--- start ---
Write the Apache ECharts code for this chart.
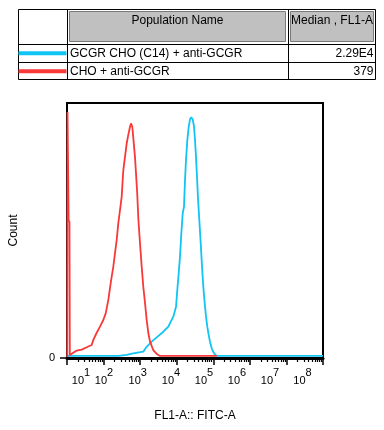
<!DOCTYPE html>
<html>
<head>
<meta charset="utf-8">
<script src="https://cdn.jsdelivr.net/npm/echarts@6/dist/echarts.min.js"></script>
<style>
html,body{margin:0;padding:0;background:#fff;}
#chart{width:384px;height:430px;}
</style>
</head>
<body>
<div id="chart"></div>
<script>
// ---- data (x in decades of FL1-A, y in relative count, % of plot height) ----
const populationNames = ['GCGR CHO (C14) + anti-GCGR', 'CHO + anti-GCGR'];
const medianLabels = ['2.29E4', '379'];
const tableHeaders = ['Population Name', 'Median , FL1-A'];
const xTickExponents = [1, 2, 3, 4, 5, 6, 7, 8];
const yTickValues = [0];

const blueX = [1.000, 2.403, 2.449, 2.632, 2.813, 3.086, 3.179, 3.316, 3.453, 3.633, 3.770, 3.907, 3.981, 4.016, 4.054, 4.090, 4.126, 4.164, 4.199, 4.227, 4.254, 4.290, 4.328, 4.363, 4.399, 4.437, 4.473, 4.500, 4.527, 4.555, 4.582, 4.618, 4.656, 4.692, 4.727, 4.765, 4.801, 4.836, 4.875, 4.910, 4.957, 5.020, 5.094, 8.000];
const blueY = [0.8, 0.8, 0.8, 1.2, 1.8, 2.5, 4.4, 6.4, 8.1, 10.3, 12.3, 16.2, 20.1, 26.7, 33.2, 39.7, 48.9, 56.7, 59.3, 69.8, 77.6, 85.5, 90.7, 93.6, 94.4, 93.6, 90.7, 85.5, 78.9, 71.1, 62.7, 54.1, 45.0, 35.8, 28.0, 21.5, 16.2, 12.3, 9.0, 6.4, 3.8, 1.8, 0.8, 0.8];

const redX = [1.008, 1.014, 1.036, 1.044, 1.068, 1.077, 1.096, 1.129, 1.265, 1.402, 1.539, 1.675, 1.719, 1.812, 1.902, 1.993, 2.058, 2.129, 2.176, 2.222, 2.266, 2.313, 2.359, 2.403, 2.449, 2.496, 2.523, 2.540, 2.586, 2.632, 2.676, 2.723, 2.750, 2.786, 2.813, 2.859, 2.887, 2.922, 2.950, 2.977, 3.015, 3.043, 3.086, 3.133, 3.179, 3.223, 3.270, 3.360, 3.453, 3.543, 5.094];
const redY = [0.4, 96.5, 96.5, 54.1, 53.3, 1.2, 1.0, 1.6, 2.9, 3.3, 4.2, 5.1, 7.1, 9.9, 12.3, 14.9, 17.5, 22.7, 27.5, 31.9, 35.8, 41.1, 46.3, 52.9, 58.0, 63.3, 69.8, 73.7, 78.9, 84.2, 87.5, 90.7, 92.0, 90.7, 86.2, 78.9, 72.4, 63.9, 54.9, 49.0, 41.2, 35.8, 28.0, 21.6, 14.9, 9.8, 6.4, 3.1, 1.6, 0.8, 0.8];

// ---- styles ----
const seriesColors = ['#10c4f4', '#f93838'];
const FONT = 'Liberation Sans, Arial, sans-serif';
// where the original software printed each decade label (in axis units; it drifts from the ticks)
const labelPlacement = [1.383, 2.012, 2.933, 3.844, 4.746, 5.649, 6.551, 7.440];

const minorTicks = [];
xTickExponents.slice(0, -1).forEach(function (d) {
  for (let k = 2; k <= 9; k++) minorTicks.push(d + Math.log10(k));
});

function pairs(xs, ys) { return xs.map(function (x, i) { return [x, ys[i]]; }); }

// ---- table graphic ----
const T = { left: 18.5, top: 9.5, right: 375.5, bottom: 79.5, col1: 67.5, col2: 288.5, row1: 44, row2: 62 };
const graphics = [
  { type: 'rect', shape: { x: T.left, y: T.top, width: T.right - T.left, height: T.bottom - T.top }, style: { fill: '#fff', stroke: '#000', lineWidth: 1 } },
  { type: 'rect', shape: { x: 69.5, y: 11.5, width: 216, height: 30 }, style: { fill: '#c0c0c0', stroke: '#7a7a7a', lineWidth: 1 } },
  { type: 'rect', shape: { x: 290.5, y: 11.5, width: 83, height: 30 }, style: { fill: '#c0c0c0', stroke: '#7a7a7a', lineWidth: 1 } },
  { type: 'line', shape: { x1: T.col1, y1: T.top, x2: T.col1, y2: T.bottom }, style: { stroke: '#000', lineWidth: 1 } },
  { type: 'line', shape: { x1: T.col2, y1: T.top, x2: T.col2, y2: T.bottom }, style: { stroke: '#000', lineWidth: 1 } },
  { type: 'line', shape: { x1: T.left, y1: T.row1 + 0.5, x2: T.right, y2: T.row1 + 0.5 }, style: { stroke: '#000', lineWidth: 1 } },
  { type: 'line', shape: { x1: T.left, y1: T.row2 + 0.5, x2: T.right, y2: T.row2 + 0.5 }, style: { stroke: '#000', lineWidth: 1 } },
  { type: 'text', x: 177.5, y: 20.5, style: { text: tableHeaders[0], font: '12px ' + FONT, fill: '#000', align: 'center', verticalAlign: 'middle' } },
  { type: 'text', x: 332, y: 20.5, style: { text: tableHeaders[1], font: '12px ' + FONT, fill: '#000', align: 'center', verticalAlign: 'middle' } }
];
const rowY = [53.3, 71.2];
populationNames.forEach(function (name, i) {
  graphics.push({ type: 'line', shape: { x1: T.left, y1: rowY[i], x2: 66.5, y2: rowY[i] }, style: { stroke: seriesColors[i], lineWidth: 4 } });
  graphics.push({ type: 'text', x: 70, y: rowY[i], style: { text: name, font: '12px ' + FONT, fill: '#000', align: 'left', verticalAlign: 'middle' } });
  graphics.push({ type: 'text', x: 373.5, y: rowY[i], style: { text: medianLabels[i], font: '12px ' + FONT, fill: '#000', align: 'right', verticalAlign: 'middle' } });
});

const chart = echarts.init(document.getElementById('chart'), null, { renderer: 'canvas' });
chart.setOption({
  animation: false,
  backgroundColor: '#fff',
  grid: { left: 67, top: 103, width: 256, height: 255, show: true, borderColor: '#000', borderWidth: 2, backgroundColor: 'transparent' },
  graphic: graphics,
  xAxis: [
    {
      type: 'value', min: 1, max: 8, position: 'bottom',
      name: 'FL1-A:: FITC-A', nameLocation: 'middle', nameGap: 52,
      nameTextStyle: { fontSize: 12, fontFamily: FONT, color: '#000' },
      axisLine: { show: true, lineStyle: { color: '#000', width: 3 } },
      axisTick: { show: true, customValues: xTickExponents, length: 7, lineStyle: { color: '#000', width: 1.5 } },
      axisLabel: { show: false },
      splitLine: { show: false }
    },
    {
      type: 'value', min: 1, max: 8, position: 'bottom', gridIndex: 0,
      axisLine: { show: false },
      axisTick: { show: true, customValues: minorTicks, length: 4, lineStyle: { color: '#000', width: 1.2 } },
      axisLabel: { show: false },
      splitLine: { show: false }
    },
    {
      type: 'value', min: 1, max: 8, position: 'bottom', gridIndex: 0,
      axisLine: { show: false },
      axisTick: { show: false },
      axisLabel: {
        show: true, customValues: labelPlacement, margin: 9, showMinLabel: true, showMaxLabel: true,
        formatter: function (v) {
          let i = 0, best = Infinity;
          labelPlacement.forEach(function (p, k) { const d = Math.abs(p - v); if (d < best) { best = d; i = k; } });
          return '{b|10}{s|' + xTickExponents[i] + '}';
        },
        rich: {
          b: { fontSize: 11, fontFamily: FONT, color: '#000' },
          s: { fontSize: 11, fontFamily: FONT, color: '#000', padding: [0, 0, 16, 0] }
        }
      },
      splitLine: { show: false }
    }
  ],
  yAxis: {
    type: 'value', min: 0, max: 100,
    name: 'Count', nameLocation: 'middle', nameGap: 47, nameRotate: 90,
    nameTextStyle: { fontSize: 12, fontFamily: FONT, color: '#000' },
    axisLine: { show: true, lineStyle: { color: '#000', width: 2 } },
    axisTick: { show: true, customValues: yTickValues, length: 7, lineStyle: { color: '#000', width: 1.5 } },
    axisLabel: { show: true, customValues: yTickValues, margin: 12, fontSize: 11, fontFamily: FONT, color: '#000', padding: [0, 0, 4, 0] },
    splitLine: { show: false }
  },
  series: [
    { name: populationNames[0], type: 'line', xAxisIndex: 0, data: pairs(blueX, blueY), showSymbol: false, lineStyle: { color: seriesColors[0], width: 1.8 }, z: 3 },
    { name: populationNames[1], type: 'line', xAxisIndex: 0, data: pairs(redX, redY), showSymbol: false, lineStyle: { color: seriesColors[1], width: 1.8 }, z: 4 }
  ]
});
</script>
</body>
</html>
--- end ---
Reproduce exactly the run of lines that opens the listing and closes with the line holding "const yTickValues = [0];". Pictures are excluded.

*WRITTEN RESPONSE*:
Write the Apache ECharts code for this chart.
<!DOCTYPE html>
<html>
<head>
<meta charset="utf-8">
<script src="https://cdn.jsdelivr.net/npm/echarts@6/dist/echarts.min.js"></script>
<style>
html,body{margin:0;padding:0;background:#fff;}
#chart{width:384px;height:430px;}
</style>
</head>
<body>
<div id="chart"></div>
<script>
// ---- data (x in decades of FL1-A, y in relative count, % of plot height) ----
const populationNames = ['GCGR CHO (C14) + anti-GCGR', 'CHO + anti-GCGR'];
const medianLabels = ['2.29E4', '379'];
const tableHeaders = ['Population Name', 'Median , FL1-A'];
const xTickExponents = [1, 2, 3, 4, 5, 6, 7, 8];
const yTickValues = [0];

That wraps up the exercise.